Parliamentary talk, despite its central place in politics, has not been the focus of many qualitative studies. The present study investigates how parliamentary talk emerges in a dialogue between different arguments in the parliament. At the same time, this is a study of politics, of how human interaction gives birth to laws that regulate life in two contemporary democracies, Slovakia and Poland. It provides a close-reading of two political debates: on the state language in Slovakia and on gender parity in Poland.
This study draws on hermeneutic and semiotic thinkers such as Gadamer, Bakhtin and Lotman to elaborate a dialogical understanding of language that can provide the basis for a method of textual analysis. The dialogical understanding of language emphasises that text and talk must be studied in the context of an interaction. The unit of analysis is a pair of utterances, a question and an answer.

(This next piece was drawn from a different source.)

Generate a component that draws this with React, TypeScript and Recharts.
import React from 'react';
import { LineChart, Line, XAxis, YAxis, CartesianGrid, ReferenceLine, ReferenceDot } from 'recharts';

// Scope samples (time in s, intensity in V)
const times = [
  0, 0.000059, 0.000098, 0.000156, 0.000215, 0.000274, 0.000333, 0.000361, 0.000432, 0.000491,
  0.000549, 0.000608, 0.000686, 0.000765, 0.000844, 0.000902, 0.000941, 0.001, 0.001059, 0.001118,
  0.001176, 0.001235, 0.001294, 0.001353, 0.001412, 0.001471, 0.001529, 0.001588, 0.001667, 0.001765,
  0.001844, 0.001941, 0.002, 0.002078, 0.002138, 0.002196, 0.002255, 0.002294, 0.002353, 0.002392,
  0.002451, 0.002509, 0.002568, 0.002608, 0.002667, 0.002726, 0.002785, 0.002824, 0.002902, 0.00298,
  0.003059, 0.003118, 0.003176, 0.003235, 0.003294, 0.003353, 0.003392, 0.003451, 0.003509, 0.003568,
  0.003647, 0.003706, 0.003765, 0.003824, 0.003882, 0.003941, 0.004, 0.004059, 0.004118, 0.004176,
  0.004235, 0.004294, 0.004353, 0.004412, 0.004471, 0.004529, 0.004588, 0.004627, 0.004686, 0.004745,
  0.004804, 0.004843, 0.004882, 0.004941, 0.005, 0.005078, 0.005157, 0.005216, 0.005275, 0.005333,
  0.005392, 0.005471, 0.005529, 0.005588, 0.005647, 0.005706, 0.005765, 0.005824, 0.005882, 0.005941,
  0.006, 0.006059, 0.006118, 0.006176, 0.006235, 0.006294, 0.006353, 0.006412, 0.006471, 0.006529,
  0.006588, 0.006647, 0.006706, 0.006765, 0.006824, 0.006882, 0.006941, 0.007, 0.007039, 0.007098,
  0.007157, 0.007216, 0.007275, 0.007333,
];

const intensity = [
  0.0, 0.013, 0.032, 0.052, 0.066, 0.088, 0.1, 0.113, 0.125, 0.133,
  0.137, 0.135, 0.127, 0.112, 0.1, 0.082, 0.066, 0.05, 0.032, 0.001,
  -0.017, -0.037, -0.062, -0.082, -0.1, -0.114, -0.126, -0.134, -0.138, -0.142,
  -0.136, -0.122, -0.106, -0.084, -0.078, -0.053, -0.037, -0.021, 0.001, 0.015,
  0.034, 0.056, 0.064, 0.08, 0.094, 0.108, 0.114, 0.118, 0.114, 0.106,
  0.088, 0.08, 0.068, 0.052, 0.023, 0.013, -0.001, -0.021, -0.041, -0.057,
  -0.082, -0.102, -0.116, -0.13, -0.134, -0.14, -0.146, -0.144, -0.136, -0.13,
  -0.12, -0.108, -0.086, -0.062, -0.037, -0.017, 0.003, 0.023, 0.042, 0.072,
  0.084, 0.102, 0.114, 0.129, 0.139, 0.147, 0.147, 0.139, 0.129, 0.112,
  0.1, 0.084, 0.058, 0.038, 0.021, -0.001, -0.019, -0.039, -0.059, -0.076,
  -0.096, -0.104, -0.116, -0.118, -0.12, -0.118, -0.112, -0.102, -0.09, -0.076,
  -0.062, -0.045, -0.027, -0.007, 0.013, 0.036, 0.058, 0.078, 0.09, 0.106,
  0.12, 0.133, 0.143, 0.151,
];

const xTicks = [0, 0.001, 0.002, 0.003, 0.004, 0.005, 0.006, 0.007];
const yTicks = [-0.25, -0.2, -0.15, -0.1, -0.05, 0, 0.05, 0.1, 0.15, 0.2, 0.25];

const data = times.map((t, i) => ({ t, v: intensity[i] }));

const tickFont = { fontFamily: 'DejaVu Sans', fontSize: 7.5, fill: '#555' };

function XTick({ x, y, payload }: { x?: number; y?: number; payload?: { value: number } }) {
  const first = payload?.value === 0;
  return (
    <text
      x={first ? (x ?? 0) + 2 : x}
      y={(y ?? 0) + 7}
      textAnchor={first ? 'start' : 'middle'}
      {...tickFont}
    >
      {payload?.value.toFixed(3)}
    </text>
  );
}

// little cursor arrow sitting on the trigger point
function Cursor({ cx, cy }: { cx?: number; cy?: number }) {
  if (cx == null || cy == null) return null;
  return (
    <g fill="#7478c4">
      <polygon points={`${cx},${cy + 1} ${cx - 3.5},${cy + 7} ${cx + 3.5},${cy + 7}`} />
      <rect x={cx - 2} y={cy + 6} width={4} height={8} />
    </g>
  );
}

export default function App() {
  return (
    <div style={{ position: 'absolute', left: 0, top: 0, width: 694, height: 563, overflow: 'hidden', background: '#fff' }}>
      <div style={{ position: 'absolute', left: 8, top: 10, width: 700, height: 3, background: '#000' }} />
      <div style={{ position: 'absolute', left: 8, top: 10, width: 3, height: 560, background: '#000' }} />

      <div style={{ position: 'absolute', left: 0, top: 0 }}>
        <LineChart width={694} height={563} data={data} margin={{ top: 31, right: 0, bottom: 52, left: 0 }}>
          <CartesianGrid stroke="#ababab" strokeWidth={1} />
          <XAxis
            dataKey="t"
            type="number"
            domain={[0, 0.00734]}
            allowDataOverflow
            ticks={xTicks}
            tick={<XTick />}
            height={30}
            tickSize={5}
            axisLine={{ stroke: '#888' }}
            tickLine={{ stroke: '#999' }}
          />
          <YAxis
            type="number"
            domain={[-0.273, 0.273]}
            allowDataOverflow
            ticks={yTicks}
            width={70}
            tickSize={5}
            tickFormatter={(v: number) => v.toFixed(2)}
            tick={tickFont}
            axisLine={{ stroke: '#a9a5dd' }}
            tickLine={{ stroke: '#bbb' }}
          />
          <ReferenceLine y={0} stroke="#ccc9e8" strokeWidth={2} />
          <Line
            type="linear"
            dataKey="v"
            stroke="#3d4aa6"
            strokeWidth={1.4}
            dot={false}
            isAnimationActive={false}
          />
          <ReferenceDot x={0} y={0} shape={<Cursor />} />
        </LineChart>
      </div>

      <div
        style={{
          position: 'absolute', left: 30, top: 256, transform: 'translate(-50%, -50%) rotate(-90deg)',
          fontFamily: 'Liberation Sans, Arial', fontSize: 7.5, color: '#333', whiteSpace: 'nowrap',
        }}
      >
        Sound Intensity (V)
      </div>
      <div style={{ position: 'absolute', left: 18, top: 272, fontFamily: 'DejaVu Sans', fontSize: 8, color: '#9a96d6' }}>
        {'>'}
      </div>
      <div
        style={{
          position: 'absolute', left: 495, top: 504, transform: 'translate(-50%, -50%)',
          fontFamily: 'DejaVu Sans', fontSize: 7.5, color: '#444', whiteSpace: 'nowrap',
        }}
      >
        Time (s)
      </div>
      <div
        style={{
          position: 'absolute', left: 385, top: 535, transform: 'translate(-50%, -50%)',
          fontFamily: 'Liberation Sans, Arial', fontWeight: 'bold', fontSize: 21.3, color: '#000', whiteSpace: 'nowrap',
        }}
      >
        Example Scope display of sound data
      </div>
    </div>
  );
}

Until an utterance has been interpreted, it carries only the potential of meaning; its meaning is materialised by the responses it receives.
The study further argues that conversation analysis and its tools can usefully be applied to the study of political debate. The method provides for the analysis of the dynamics between micro-scale interaction in the parliament and the macro-scale dynamics of culture. These dynamics assume two different forms that Lotman termed as “translation” and “explosion”.
The study shows that parliamentary debate is characterised by a constantly evolving topic of discussion, namely that the meaning of the bill at the start of the debate and at the end of the debate are really two different bills. This is not because the content of the bill has undergone changes, but because in the course of the debate, the bill has generated new cultural connections. Casting a vote in support of the bill does not approve just the bill itself but a whole set of interconnected political, social and cultural values—what Lotman approached as the semiosphere. This study suggests Lotman’s cultural semiotics can provide for “imperfect hermeneutics” that is sensitive to the dynamic and contested nature of tradition in politics whilst acknowledging the inevitability of culture in mediating political talk.